Peraih Nobel Fisika Bagikan Pesan Buat Anak Muda RI, Begini Isinya!
Bandung, CNBC Indonesia - Brian Schmidt, peraih Nobel Fisika 2011, berdiri di hadapan ratusan peserta Konvensi Sains, Teknologi, dan Industri (KSTI) 2025 di Institut Teknologi Bandung pada Jumat (8/8/2025) di ITB, Kota Bandung. Berselang ia membahas rumus atau teori astrofisika, ia bercerita dengan kisah masa kecilnya yang jauh dari bayangan kehidupan seorang ilmuwan.

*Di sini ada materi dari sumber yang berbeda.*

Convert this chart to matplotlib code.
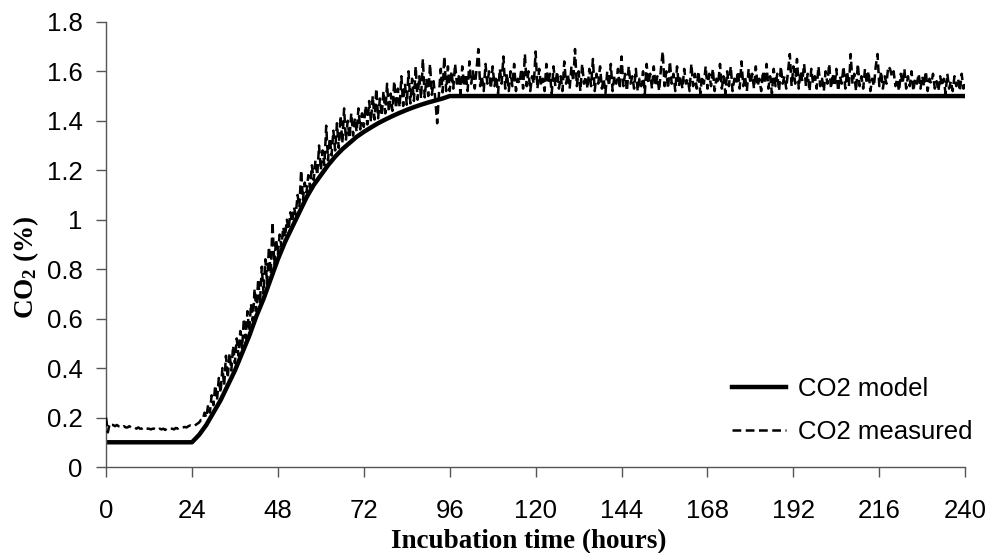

"Saya bukan anak ajaib. Saya hanya anak biasa dari keluarga muda, tumbuh di pegunungan Montana dan Alaska tanpa listrik," kata Schmidt.
Ia bercerita tentang betapa sulitnya menggunakan teleskop saat musim panas di Alaska karena matahari tak pernah terbenam, atau di musim dingin saat suhu ekstrem bisa mencapai minus 40 derajat. Tapi dari tempat terpencil itu, ketertarikannya pada bintang-bintang tumbuh dan perlahan membawanya ke panggung dunia.
Meraih nobel di usia yang terbilang muda, Schmidt juga menolak label jenius. "Saya bukan seorang jenius. Saya hanya orang yang cukup pintar dan mau bekerja keras. Begitu juga kolega saya. Dunia ini berputar karena orang-orang biasa yang mau mencoba dan berkontribusi lewat hal yang mereka bisa," ujarnya.
Ia menekankan, kontribusi terhadap masyarakat tidak selalu datang dari panggung besar atau penemuan revolusioner. "Kita semua bisa berkontribusi dengan cara kita masing-masing. Saya mengajar fisika, saya membuat kursus daring, saya bantu ilmuwan lain berpikir bagaimana ilmu mereka bisa berdampak ke masyarakat," katanya.
Pesan untuk Anak Muda: Ambil Kesempatan, Percaya Diri
Di kesempatan konferensi pers, Schmidt menyampaikan pesan khusus untuk generasi muda Indonesia. "Ambil kesempatanmu. Percayalah pada dirimu sendiri. Tidak ada rumus baku untuk mengubah dunia. Tapi jika kamu memanfaatkan keahlianmu dan punya keberanian, kamu bisa membuat perubahan besar," ujarnya.
Baginya, kunci dari semangat ilmiah adalah rasa ingin tahu dan gairah untuk menemukan hal baru. "Tunjukkan pada anak-anak muda betapa serunya sains, betapa menegangkannya proses penemuan. Kalau mereka sudah merasakan itu, mereka tidak akan meninggalkan sains," katanya.
Schmidt menggarisbawahi bahwa pendidikan dan riset sains bukan hanya soal angka dan laboratorium. Sains, kata ia, adalah bagian dari budaya manusia.
"Dan siapapun, dari latar belakang manapun, bisa menjadi bagian dari perjalanan itu," ungkapnya.
Schmidt juga menjelaskan bahwa banyak teknologi yang kita nikmati hari ini mulai dari GPS, Wi-Fi, hingga kamera digital berakar dari riset dasar astronomi dan fisika yang dulunya dianggap tidak berguna.
"Teknologi CMOS di kamera smartphone, GPS yang pakai relativitas Einstein, bahkan Wi-Fi yang dikembangkan dari riset lubang hitam, semua itu berasal dari rasa ingin tahu," jelasnya.
Riset-riset itu awalnya tidak punya manfaat ekonomi langsung. Tapi puluhan tahun kemudian, ia menjadi fondasi industri teknologi bernilai triliunan dolar.
Ini menjadi pengingat penting, kata Schmidt, bahwa riset dasar harus terus didukung meskipun hasilnya tidak instan. "Banyak menteri dan pejabat bertanya, 'Kenapa harus riset lubang hitam?' Tapi jawabannya bisa Anda lihat hari ini, karena itu mendorong batas teknologi," katanya.